Lord Hattersley: You are quite
right to describe that as an item of ideology. Some people might,
I suspect, who do not hold that view quite as strongly as you
are now making out. But were you to hold it that strongly, some
people would regard it as a statement of prejudice. If there is
advantage in it, and I see a short-term advantage if there is
a shortage of resources, then obviously there is short-term advantage
in people saying, "I will go to the private hospital down
the road or in the next borough", but I do not see any advantage
in general and I see the disadvantage in the long-term of undermining
faith in public provision and people saying, "We do not need
the public provision any more, the private sector is doing it
perfectly well." I am perfectly happy to judge it on its
merits. Dr Reidand I have talked about Dr Reid this morning
more often than I have talked about him in the last ten yearssays
there is always going to be a private element in the health service,
"We do not make our own beds, we buy them from a private
bed maker." Well, great, I do not want the public ownership
of bed making. I do not know where the boundary of that ends,
and there will be other things we buy in from the private sector.
Q105 Mr Prentice: Let me fire a practical
example at you. There are huge capacity constraints in NHS dentistry.
In my constituency, in my town of 12,000 people, the only NHS
dentist is closing his list and taking private patients only as
from January. The nearest open NHS list must be about 30 miles
away. I have called upon Paul Boateng to make the cost of private
dental insurance in these circumstances tax deductible, when someone
wants to stay with the NHS, their dentist goes private and there
is no alternative NHS provision in the locality. Would you agree
with me?
Lord Hattersley: I would have
to think about it. As I thought about it, I would be saying that
your question and the circumstances you describe make my case
rather than yours. Because what do we have now? A net shortage
of dentists. What ought we to have? A conscious policy increasing
dental education. Why do we not? Very largely simply because I
do not go to my dentist in London, I have a house in Derbyshire
so I go to the dentist in Derbyshire where there is no pressure
on dentists, and other people either go private, as is their option,
or manipulate the system in some way. The people who make the
most fuss are still getting their teeth attended to, and therefore
the great drive for increasing dental training, which we ought
to have, does not happen. Your example is an argument against
choice not in favour of choice.
Q106 Mr Prentice: We cannot go into
the details but we are trying to turn things round. I am talking
about a policy decision in the interim. At some stage in the future
we will have an NHS dentist in the town where I live, and I am
talking about the people who are forced to pay for private dental
insurance because there is no NHS alternative.
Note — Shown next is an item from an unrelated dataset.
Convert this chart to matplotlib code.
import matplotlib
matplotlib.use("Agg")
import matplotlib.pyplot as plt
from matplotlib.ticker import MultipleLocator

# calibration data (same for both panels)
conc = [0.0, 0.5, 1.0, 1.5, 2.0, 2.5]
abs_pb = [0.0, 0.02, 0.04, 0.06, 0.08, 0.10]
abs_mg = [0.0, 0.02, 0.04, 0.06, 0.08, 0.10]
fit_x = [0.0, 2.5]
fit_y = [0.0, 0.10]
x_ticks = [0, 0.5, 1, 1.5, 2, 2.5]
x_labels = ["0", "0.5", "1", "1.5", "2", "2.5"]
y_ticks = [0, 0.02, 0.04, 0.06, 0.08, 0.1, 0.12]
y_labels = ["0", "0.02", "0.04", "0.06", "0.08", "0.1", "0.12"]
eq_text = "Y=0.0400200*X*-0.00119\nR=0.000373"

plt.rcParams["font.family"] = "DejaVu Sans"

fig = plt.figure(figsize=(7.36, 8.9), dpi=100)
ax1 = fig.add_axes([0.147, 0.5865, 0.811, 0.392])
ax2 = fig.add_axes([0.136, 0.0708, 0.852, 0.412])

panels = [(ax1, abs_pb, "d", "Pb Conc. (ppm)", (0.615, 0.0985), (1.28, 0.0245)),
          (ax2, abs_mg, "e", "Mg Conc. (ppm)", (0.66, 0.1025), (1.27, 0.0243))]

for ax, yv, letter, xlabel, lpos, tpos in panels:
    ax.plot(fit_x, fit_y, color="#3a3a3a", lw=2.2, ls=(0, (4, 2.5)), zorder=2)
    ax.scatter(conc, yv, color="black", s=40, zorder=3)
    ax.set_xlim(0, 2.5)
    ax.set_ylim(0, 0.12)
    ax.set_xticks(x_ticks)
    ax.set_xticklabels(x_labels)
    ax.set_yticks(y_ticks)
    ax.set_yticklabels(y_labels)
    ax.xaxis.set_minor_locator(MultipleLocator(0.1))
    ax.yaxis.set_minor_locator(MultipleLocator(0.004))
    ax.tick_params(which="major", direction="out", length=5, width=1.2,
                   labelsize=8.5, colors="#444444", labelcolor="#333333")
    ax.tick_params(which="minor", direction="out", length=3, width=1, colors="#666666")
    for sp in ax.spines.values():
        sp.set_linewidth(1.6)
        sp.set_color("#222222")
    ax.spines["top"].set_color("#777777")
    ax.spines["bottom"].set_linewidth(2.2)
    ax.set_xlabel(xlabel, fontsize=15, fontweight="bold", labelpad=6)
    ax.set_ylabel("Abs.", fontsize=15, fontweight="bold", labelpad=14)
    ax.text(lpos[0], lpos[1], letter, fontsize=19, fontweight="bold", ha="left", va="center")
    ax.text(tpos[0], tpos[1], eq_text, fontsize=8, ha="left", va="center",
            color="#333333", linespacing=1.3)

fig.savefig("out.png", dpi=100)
Lord Hattersley: I have already
said, and I meant it, I would be absurd to object to the expedient,
as I described it, taking-of-places in private hospitals. Your
example, which I do not know, may be exactly that but if it was
a temporary expedient then it would be foolish to expect people
to go on having toothache rather than take advantage of
Mr Prentice: I shall tell Paul Boateng
he is being very foolish in turning down my suggestion.
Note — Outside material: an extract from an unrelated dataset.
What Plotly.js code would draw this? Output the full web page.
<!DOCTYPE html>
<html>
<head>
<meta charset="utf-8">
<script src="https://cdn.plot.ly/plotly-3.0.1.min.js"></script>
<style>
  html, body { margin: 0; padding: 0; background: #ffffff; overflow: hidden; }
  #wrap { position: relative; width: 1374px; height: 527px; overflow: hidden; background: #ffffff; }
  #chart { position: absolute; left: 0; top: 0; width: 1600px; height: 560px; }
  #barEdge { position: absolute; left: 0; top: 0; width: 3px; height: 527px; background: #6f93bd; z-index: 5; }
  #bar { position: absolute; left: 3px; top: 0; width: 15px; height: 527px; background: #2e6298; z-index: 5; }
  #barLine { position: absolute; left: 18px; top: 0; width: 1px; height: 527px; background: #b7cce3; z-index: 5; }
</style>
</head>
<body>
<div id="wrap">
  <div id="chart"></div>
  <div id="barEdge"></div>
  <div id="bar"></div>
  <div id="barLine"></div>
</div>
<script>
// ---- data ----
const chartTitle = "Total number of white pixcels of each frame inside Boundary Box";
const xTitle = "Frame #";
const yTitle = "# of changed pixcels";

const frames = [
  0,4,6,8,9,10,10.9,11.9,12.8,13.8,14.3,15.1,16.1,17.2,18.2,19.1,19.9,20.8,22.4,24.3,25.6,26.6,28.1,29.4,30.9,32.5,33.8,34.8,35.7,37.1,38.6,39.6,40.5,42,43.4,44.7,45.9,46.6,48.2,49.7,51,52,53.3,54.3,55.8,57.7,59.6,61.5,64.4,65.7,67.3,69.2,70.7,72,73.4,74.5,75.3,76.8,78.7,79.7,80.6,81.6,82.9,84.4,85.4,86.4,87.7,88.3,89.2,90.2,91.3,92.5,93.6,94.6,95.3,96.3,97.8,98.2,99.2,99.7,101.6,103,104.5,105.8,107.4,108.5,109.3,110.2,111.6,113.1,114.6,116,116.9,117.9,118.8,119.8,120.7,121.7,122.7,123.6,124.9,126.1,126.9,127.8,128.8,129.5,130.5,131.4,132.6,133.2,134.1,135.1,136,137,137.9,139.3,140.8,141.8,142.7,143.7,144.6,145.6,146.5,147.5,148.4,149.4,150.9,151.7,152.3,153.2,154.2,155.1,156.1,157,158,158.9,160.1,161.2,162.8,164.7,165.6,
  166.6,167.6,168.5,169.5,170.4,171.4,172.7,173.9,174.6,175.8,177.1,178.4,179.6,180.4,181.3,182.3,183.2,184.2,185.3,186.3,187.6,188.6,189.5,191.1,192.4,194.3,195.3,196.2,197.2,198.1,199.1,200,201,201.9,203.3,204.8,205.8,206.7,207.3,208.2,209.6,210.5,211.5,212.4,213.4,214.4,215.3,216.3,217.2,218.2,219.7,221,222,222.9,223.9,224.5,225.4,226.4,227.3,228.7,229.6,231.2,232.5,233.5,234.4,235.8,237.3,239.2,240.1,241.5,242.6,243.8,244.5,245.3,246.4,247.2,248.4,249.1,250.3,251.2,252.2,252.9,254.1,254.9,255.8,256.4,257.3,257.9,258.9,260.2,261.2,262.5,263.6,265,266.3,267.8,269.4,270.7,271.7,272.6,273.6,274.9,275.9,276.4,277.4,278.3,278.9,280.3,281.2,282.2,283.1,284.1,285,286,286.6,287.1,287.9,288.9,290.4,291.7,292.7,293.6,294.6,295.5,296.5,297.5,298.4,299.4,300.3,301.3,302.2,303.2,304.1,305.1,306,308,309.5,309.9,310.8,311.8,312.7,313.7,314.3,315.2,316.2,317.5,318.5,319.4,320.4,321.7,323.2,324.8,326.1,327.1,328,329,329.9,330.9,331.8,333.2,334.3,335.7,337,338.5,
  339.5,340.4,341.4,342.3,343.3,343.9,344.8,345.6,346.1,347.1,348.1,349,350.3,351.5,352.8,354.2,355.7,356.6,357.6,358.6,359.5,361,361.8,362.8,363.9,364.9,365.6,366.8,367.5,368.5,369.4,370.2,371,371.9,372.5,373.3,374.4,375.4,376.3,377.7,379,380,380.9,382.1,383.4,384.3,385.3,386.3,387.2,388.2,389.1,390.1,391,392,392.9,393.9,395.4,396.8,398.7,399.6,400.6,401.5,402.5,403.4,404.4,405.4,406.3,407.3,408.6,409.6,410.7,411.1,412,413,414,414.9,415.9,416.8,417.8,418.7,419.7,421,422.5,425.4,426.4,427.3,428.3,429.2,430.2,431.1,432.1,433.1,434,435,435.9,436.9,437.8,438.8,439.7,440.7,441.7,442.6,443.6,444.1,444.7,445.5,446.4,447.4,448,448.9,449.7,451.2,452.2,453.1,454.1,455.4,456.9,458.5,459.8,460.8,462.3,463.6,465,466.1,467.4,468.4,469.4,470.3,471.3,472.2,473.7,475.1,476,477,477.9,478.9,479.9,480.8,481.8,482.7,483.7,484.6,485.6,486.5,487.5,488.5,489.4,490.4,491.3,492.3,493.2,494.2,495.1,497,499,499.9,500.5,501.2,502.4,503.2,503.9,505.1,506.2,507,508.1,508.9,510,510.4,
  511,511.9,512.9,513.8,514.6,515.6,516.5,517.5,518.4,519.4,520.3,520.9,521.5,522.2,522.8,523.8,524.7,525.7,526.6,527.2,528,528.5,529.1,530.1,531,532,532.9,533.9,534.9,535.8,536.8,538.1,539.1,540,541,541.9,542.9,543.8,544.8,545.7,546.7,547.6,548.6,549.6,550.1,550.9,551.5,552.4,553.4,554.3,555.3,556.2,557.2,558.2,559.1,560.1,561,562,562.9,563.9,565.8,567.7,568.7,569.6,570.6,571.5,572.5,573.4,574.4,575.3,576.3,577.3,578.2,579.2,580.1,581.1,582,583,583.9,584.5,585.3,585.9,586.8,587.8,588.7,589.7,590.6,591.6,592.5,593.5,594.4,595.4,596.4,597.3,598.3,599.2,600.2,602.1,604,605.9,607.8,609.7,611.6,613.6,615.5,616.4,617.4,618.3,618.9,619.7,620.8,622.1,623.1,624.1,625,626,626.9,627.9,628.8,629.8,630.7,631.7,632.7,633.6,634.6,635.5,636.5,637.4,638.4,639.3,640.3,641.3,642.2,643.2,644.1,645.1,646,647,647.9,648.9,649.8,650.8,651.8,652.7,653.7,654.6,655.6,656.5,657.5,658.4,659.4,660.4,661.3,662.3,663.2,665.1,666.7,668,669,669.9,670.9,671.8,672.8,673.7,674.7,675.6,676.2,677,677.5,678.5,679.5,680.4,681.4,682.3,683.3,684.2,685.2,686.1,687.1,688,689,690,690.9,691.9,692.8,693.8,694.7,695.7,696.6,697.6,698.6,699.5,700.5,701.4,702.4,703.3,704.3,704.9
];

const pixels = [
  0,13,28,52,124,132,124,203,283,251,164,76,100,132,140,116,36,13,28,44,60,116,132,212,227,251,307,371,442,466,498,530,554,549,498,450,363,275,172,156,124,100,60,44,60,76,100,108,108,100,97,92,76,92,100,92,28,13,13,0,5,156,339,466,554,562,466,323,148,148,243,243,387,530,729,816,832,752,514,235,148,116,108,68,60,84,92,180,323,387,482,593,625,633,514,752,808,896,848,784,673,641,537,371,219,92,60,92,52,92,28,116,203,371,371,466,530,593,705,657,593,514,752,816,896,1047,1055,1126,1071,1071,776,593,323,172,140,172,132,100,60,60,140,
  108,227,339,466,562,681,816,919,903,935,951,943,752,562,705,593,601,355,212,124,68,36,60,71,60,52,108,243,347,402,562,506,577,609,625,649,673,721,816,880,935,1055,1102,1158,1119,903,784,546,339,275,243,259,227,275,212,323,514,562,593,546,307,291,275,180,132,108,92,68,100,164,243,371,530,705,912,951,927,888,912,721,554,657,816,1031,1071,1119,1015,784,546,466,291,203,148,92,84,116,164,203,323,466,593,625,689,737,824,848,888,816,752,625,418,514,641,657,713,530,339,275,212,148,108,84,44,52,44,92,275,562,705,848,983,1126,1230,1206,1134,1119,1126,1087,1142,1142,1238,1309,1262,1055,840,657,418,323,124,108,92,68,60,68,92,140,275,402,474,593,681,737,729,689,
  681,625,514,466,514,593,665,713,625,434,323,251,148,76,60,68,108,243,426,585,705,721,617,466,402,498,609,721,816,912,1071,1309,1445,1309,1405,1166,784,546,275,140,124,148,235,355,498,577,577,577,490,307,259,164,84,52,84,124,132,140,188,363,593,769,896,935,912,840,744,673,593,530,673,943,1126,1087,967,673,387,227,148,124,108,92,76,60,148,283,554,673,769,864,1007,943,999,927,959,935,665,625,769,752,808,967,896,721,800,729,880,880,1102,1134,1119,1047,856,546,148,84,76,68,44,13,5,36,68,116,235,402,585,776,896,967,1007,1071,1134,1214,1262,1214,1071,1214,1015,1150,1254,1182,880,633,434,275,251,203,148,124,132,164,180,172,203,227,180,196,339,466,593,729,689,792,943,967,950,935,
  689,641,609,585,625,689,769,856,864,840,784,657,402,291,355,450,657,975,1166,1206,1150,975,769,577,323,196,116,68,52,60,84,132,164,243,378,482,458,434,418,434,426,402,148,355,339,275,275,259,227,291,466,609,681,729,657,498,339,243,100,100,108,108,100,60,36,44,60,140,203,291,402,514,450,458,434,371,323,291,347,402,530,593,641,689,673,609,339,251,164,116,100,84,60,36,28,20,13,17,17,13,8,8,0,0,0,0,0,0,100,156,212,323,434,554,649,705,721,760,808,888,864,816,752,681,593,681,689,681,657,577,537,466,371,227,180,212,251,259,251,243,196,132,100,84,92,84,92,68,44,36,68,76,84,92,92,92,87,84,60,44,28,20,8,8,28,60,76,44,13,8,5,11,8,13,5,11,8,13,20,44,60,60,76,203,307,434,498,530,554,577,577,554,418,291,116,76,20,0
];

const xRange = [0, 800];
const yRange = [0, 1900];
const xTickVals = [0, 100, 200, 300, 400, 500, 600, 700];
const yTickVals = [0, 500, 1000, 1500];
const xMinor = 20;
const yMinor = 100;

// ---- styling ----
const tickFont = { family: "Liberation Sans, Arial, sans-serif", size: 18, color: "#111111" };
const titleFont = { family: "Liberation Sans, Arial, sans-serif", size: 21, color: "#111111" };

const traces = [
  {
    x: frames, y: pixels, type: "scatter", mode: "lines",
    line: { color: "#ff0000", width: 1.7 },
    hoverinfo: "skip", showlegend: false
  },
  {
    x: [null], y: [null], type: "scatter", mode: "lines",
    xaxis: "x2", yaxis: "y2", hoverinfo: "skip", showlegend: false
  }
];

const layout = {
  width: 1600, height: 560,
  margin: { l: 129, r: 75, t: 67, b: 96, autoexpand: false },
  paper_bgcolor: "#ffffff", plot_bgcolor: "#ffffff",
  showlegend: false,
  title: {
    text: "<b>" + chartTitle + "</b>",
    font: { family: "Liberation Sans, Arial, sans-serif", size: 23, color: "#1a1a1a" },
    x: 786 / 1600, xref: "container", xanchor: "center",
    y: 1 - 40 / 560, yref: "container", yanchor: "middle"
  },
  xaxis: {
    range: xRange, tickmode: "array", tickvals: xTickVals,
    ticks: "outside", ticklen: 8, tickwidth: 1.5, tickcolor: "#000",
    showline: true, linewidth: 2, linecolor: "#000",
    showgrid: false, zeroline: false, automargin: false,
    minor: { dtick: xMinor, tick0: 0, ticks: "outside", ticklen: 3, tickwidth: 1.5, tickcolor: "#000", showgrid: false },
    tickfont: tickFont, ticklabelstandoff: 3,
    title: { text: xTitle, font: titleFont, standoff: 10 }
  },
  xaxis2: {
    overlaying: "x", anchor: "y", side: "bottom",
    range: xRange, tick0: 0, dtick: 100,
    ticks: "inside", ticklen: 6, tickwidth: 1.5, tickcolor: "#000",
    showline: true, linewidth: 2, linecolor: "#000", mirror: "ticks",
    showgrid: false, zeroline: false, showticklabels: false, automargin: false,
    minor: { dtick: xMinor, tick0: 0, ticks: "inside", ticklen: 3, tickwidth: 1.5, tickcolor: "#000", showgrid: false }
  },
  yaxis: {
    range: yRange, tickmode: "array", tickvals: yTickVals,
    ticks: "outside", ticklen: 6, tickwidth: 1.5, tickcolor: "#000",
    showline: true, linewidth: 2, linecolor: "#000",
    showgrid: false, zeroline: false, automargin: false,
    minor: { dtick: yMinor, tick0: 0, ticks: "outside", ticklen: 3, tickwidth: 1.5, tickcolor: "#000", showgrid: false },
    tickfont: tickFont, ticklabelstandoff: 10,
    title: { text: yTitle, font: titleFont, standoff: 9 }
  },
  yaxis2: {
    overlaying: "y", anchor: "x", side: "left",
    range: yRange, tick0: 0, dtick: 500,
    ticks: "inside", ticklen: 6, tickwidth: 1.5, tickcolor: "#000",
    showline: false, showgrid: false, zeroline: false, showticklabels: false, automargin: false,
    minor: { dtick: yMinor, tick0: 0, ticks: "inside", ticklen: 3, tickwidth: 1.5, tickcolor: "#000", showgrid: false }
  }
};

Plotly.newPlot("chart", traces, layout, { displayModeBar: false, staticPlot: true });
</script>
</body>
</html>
Q107 Chairman: I think in fairness
to our witness and everybody we ought to pull stumps now because
there is a vote and it may be followed by another one and so on.
We have had a good bash. There were a few things we were still
going to do, but I think we have done enough to get value from
the session. I apologise for the fact that a few members of the
Committee had not read all your Guardian articles but we
shall remedy this, I can assure you, very rapidly. Thank you very
much and I am sorry about this rather abbreviated ending.
Lord Hattersley: Thank you very
much for having me. I am not sure I have contributed much but
I have enjoyed it.
Chairman: Thank you very much indeed.